> [PROBLEM STATEMENT]: Extract everything from the first line through the line with "import seaborn as sns", both ends included, except for any pictures.

> [MATERIAL PROVIDED]:
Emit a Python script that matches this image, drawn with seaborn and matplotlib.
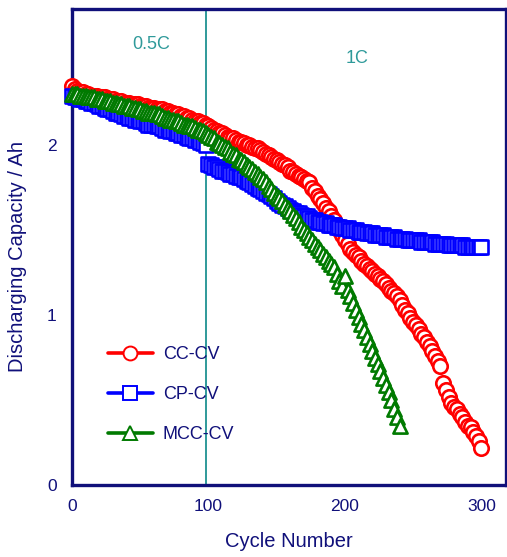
import numpy as np
import pandas as pd
import matplotlib
matplotlib.use("Agg")
import matplotlib.pyplot as plt
from matplotlib.lines import Line2D
import seaborn as sns

# ---------------- data ----------------
cc_cycles = list(range(0, 301, 2))
cc_cv = [2.35, 2.33, 2.32, 2.31, 2.31, 2.30, 2.30, 2.29, 2.29, 2.29,
         2.28, 2.28, 2.28, 2.27, 2.27, 2.27, 2.26, 2.26, 2.26, 2.25,
         2.25, 2.25, 2.24, 2.24, 2.24, 2.23, 2.23, 2.23, 2.22, 2.22,
         2.22, 2.21, 2.21, 2.21, 2.20, 2.20, 2.19, 2.19, 2.18, 2.18,
         2.17, 2.17, 2.16, 2.16, 2.15, 2.14, 2.14, 2.13, 2.13, 2.12,
         2.11, 2.10, 2.09, 2.08, 2.07, 2.07, 2.06, 2.05, 2.04, 2.04,
         2.03, 2.02, 2.02, 2.01, 2.00, 2.00, 1.99, 1.98, 1.98, 1.97,
         1.96, 1.95, 1.94, 1.93, 1.92, 1.91, 1.90, 1.89, 1.88, 1.87,
         1.85, 1.84, 1.83, 1.82, 1.81, 1.80, 1.79, 1.78, 1.75, 1.73,
         1.70, 1.68, 1.66, 1.63, 1.61, 1.58, 1.56, 1.53, 1.50, 1.47,
         1.44, 1.42, 1.39, 1.37, 1.35, 1.34, 1.32, 1.30, 1.29, 1.27,
         1.26, 1.24, 1.23, 1.21, 1.20, 1.18, 1.16, 1.14, 1.13, 1.11,
         1.09, 1.06, 1.03, 1.01, 0.98, 0.96, 0.94, 0.92, 0.89, 0.87,
         0.84, 0.82, 0.79, 0.76, 0.73, 0.70, 0.60, 0.56, 0.52, 0.48,
         0.46, 0.45, 0.42, 0.40, 0.37, 0.35, 0.34, 0.31, 0.29, 0.26,
         0.22]

cp_cycles = list(range(0, 301, 2))
cp_cv = [2.29, 2.28, 2.28, 2.27, 2.27, 2.26, 2.26, 2.25, 2.25, 2.24,
         2.23, 2.23, 2.22, 2.21, 2.21, 2.20, 2.19, 2.19, 2.18, 2.17,
         2.17, 2.16, 2.16, 2.15, 2.15, 2.14, 2.14, 2.13, 2.12, 2.12,
         2.12, 2.11, 2.11, 2.10, 2.09, 2.09, 2.08, 2.08, 2.07, 2.07,
         2.06, 2.06, 2.05, 2.04, 2.04, 2.03, 2.03, 2.02, 2.01, 2.00,
         1.89, 1.88, 1.87, 1.87, 1.86, 1.85, 1.85, 1.84, 1.83, 1.83,
         1.82, 1.81, 1.81, 1.80, 1.79, 1.78, 1.77, 1.76, 1.75, 1.74,
         1.73, 1.72, 1.71, 1.70, 1.69, 1.67, 1.66, 1.65, 1.64, 1.63,
         1.62, 1.61, 1.60, 1.60, 1.59, 1.58, 1.58, 1.57, 1.56, 1.56,
         1.55, 1.55, 1.54, 1.54, 1.53, 1.53, 1.53, 1.52, 1.52, 1.51,
         1.51, 1.51, 1.50, 1.50, 1.50, 1.49, 1.49, 1.49, 1.48, 1.48,
         1.48, 1.47, 1.47, 1.47, 1.47, 1.46, 1.46, 1.46, 1.46, 1.45,
         1.45, 1.45, 1.45, 1.44, 1.44, 1.44, 1.44, 1.44, 1.43, 1.43,
         1.43, 1.43, 1.43, 1.42, 1.42, 1.42, 1.42, 1.42, 1.41, 1.41,
         1.41, 1.41, 1.41, 1.41, 1.40, 1.40, 1.40, 1.40, 1.40, 1.40,
         1.40]

mcc_cycles = list(range(0, 241, 2))
mcc_cv = [2.30, 2.30, 2.30, 2.29, 2.29, 2.29, 2.28, 2.28, 2.28, 2.27,
          2.27, 2.27, 2.26, 2.26, 2.26, 2.25, 2.25, 2.24, 2.24, 2.23,
          2.23, 2.23, 2.22, 2.22, 2.21, 2.21, 2.20, 2.20, 2.19, 2.19,
          2.19, 2.18, 2.18, 2.17, 2.16, 2.16, 2.15, 2.15, 2.14, 2.14,
          2.13, 2.12, 2.12, 2.11, 2.11, 2.10, 2.09, 2.09, 2.08, 2.07,
          2.06, 2.05, 2.04, 2.02, 2.01, 2.00, 1.99, 1.98, 1.96, 1.95,
          1.94, 1.92, 1.91, 1.90, 1.88, 1.87, 1.86, 1.84, 1.83, 1.81,
          1.80, 1.78, 1.76, 1.74, 1.72, 1.70, 1.69, 1.67, 1.65, 1.63,
          1.61, 1.59, 1.57, 1.55, 1.52, 1.50, 1.48, 1.46, 1.44, 1.42,
          1.40, 1.38, 1.36, 1.34, 1.32, 1.30, 1.28, 1.24, 1.20, 1.17,
          1.23, 1.15, 1.11, 1.07, 1.03, 0.99, 0.95, 0.91, 0.87, 0.83,
          0.79, 0.75, 0.71, 0.67, 0.63, 0.59, 0.55, 0.50, 0.45, 0.40,
          0.35]

series_names = ["CC-CV", "CP-CV", "MCC-CV"]
rate_change_cycle = 98
rate_labels = ["0.5C", "1C"]
x_ticks = [0, 100, 200, 300]
y_ticks = [0, 1, 2]

# ---------------- style ----------------
navy = "#10107a"
teal = "#2f9a9a"
colors = {"CC-CV": "#ff0000", "CP-CV": "#0000ff", "MCC-CV": "#007a00"}
markers = {"CC-CV": "o", "CP-CV": "s", "MCC-CV": "^"}
sizes = {"CC-CV": 108, "CP-CV": 90, "MCC-CV": 104}

sns.set_style("white")
plt.rcParams["font.family"] = ["Liberation Sans", "DejaVu Sans"]

fig = plt.figure(figsize=(5.07, 5.57), dpi=100)
ax = fig.add_axes([72 / 507, 72 / 557, 434 / 507, 476 / 557])

frames = [
    pd.DataFrame({"cycle": cc_cycles, "cap": cc_cv, "method": "CC-CV"}),
    pd.DataFrame({"cycle": cp_cycles, "cap": cp_cv, "method": "CP-CV"}),
    pd.DataFrame({"cycle": mcc_cycles, "cap": mcc_cv, "method": "MCC-CV"}),
]

for df in frames:
    name = df["method"].iloc[0]
    sns.scatterplot(data=df, x="cycle", y="cap", ax=ax, marker=markers[name],
                    s=sizes[name], facecolor="white", edgecolor=colors[name],
                    linewidth=1.9, legend=False, clip_on=False, zorder=3)

ax.axvline(rate_change_cycle, color=teal, lw=1.4, zorder=2)
ax.text(58, 2.59, rate_labels[0], color=teal, fontsize=13, ha="center", va="center")
ax.text(209, 2.51, rate_labels[1], color=teal, fontsize=13, ha="center", va="center")

ax.set_xlim(0, 318)
ax.set_ylim(0, 2.8)
ax.set_xticks(x_ticks)
ax.set_yticks(y_ticks)
ax.tick_params(direction="in", length=7, width=2.2, colors=navy,
               labelsize=12.5, labelcolor=navy)
ax.tick_params(axis="x", pad=10)
ax.tick_params(axis="y", pad=11)
for side in ["left", "bottom", "top", "right"]:
    ax.spines[side].set_color(navy)
    ax.spines[side].set_linewidth(2.4)

ax.set_xlabel("Cycle Number", color=navy, fontsize=14.5)
ax.set_ylabel("Discharging Capacity / Ah", color=navy, fontsize=14.5)
ax.xaxis.set_label_coords(0.5, -47 / 476)
ax.yaxis.set_label_coords(-45 / 434, 0.481)

handles = [Line2D([0], [0], color=colors[n], lw=2.6, marker=markers[n],
                  markersize=10 if n != "CP-CV" else 9.5,
                  markerfacecolor="white", markeredgecolor=colors[n],
                  markeredgewidth=1.4) for n in series_names]
leg = ax.legend(handles, series_names, loc="upper left",
                bbox_to_anchor=(0.082, 0.291), frameon=False, fontsize=13,
                handlelength=2.5, handletextpad=0.55, labelspacing=1.26,
                borderpad=0, borderaxespad=0)
for t in leg.get_texts():
    t.set_color(navy)

fig.savefig("out.png", dpi=100)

> [THE ANSWER]:
Emit a Python script that matches this image, drawn with seaborn and matplotlib.
import numpy as np
import pandas as pd
import matplotlib
matplotlib.use("Agg")
import matplotlib.pyplot as plt
from matplotlib.lines import Line2D
import seaborn as sns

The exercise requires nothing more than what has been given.